还有一点要注意的是,这60亿美元的月度增量中有一大半其实是间接来自中国的邻国或地区。虽然美国对华贸易逆差从1990年的实际为零增长到如今已相当于国内生产总值(GDP)的2%,但一个显而易见的现象是,美国对整个亚洲地区的贸易逆差却增长得没这么快,这一逆差目前仅相当于美国GDP的1.5%。造成这一现象的原因是,如今美国市面上销售的许多标有“中国制造”的商品以前都曾是“台湾制造”或“韩国制造”产品。现在随着加工和装配生产逐渐转向中国内地,美国贸易赤字表面上看起来好像要归咎于中国的对美出口。一旦将美国的对亚洲贸易逆差当作一个整体来看待,人们就会发现美国贸易逆差的实际增量大部分都来自其他地方,如石油输出国组织(OPEC)、欧洲、加拿大以及墨西哥等。
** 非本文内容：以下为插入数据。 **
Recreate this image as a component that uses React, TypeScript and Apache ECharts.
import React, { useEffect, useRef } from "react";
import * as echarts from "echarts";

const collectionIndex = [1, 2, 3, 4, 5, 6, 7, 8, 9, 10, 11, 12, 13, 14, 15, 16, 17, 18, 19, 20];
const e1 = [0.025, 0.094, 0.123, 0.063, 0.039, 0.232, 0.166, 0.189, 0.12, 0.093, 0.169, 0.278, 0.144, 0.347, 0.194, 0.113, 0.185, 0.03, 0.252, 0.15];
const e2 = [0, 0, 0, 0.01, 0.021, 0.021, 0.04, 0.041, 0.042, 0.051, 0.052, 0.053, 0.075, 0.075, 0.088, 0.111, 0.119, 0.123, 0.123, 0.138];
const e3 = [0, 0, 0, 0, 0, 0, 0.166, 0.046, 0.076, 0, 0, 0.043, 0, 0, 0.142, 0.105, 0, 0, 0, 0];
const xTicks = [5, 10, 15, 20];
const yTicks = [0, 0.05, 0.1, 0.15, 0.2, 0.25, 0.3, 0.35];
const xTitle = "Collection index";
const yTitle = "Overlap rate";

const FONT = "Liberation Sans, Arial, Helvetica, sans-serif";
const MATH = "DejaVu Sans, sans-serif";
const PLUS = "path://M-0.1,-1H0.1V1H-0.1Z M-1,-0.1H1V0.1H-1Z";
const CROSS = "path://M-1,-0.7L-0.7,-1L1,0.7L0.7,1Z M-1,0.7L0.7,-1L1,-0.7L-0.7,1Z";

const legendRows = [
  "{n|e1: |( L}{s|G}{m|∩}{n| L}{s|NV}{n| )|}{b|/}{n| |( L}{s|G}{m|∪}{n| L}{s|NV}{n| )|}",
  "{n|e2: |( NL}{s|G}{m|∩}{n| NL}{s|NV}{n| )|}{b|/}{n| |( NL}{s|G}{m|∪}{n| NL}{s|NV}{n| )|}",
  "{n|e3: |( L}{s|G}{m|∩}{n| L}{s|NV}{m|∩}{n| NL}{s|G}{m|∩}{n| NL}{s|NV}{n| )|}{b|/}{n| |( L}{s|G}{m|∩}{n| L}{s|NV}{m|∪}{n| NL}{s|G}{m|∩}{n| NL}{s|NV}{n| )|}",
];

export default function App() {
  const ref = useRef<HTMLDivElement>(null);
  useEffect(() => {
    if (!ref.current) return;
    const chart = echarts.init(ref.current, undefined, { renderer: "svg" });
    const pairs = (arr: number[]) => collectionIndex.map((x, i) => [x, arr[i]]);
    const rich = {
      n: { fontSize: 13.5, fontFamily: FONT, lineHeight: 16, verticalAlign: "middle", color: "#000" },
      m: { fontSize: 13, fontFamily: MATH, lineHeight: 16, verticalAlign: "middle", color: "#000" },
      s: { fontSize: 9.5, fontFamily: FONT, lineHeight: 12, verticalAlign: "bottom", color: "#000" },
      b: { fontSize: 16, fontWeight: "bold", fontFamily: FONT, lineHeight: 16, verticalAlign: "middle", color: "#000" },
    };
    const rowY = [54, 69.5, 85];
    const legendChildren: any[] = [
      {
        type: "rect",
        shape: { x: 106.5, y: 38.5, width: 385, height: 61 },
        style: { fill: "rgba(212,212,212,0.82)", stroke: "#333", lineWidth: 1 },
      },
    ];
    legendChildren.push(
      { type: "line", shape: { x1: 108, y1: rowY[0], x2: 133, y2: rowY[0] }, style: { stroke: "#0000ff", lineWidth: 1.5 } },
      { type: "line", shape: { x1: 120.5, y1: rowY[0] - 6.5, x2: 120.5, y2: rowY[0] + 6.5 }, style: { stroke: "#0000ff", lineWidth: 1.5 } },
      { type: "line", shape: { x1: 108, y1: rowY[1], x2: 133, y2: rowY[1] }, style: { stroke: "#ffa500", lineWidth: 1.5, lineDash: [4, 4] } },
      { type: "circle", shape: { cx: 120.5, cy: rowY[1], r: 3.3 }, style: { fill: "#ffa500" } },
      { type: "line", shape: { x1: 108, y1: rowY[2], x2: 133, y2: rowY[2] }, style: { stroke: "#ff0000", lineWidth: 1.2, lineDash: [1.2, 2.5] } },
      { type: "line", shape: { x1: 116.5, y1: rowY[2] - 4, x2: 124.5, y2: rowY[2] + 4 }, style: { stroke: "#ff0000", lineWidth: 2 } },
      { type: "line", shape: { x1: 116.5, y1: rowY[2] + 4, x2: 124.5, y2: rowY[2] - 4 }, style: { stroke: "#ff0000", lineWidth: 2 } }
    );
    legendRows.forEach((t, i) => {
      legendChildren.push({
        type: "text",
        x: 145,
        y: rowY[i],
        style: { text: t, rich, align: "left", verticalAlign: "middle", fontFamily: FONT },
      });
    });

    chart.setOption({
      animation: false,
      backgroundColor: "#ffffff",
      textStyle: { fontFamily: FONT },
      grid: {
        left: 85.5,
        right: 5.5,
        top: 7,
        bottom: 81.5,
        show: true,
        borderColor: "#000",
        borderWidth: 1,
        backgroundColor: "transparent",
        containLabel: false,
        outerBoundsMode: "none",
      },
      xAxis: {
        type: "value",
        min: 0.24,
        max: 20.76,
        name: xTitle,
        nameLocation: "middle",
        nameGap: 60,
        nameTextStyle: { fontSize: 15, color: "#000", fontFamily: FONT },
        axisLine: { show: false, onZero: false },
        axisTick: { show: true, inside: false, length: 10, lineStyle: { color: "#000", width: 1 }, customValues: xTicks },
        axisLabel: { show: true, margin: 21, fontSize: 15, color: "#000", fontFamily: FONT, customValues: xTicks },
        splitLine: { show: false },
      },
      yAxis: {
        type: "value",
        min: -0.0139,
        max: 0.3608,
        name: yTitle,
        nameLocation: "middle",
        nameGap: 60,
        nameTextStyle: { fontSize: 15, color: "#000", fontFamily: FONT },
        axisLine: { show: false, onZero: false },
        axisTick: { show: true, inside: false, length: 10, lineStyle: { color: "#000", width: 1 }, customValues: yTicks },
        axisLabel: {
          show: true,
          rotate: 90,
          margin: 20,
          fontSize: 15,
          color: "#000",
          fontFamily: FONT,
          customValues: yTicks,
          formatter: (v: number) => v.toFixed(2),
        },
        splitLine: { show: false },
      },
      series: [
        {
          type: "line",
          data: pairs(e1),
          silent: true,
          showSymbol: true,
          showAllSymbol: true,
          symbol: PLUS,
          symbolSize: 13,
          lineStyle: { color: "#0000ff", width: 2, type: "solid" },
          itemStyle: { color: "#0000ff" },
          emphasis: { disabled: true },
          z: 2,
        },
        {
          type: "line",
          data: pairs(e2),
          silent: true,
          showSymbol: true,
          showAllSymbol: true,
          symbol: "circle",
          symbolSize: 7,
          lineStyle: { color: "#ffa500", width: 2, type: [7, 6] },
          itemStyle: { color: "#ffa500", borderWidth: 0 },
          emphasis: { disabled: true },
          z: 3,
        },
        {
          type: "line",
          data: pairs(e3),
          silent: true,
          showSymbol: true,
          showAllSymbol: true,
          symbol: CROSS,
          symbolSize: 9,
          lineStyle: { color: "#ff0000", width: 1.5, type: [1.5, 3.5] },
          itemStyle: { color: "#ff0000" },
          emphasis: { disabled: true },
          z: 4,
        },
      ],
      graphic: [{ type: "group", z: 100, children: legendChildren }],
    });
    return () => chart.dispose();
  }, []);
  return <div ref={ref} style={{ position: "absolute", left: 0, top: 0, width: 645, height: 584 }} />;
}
有人认为中国工人突然间抢走了美国人的工作,这种观点同样站不住脚。美国非农就业人口中从事制造业的工人比例从1990年的16%降至今年的10%,尽管很多人都拿这一数据大作文章,但别忘了16%的比例已较1950年的32%下降不少了。正如事实所显示的那样,美国的制造业从业人数每10年就会下降4%,无论在中国因素发生作用前还是后都是如此。此外,说到中国内地对美出口增速最快的传统低端轻工业,早在数十年前它对全美非农就业人数就已变得无足轻重了──截至1990年该领域从业人数仅占就业总数的1.7%。所有这些都表明,指望人民币大幅升值能对美国宏观经济产生任何重要影响是不现实的。

另外还有一个重要事实,那就是人民币的稳步升值不会真正威胁到中国内地的稳定。在许多分析师看来,中国经济目前正处于这样一种局面:外汇大量涌入使国内流动性大增,明显压制了央行实施冲销操作的能力,使实际经济增长率和资产价值都升至了极端“泡沫化”的程度。

但与这种看法形成惊人反差的是,中国的一切都显得那么平静。央行一如既往地稳步吸纳着流入中国的外汇,这一操作并未给国内利率造成什么压力,与此同时中国商业银行体系流动资金比率过高的问题也得到了前所未有的改观。

此外,信贷体系运转相对良好,全国房地产价格温和上涨,就连一度过热的内地股市现在似乎也终于“冷”了下来。照此来看,即便未来几年中国贸易顺差再创新高,我也找不出中国经济将会崩溃的理由。

记住,无论中国的那些经济数据看起来多么可观,但亚洲其他地区的这类数字只会更高。目前,中国内地的经常项目盈余约相当于其GDP的9%,这不过与台湾和泰国最近的水平大体相当,却远远低于香港、马来西亚和新加坡的水平。中国为冲销操作而发行的各种债券累计相当于GDP的15%,而在台湾则超过了30%,马来西亚更是接近40%。当话题转向亚洲其他经济体时,那些曾经质问中国能经受“洪流”考验多久的人往往沉默不语了。这些经济体也曾出现过外资大量流入的局面,但它们一直都平安无事。